The big chill.
Dou muito valor aos poucos amigos que tenho. Não sou uma pessoa que os faça com facilidade, diga-se, ou que lide bem com a perda de um. Fiz o meu primeiro amigo com seis ou sete anos. Estava na primeira classe e era o primeiro ou o segundo dia de aulas. No intervalo, aproximei-me de um rapaz da minha turma e disse-lhe
- Queres ser meu amigo?
e ele nem hesitou e respondeu
- Sim.
Ainda hoje consigo localizar o sítio exacto daquele recreio onde trocámos estas palavras. Não sei ao certo o que ditou que o tivesse escolhido a ele e não a outra pessoa da minha turma de vinte e tal outras crianças; nem sei por que razão ele me disse que sim quando lhe fiz aquela pergunta. Mas ficámos amigos até ao dia em que, oito anos mais tarde, pusemos um fim tácito ao que até aí nos unira.
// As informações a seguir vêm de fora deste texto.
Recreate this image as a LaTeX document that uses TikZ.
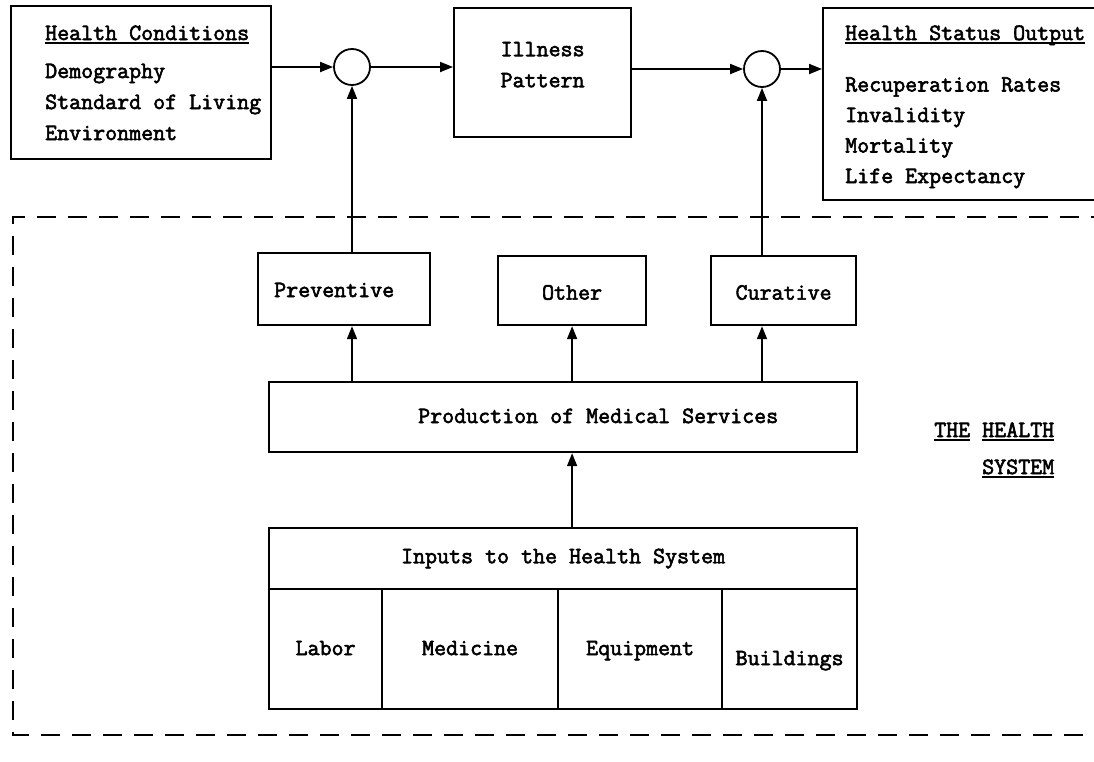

Entretanto perdi uma amiga de doze anos e outra amiga de três; voltei a falar e a dar-me com um amigo que julgava perdido; conheci gente de quem gostei e que, surpresa das surpresas, gostou de me conhecer - gente de quem fui ficando próximo aos poucos; aproximei-me mais de pessoas que já me eram chegadas. Pelas minhas contas, há muito tempo que não pergunto a alguém, sem quaisquer rodeios, se quer ser meu amigo - tenho tido a sorte de esbarrar com pessoas que gostaram de esbarrar comigo, e que foram ficando. Talvez agora - depois de vinte e dois anos e de alguns bons amigos perdidos e outros tantos ganhos - a pergunta já não faça sentido.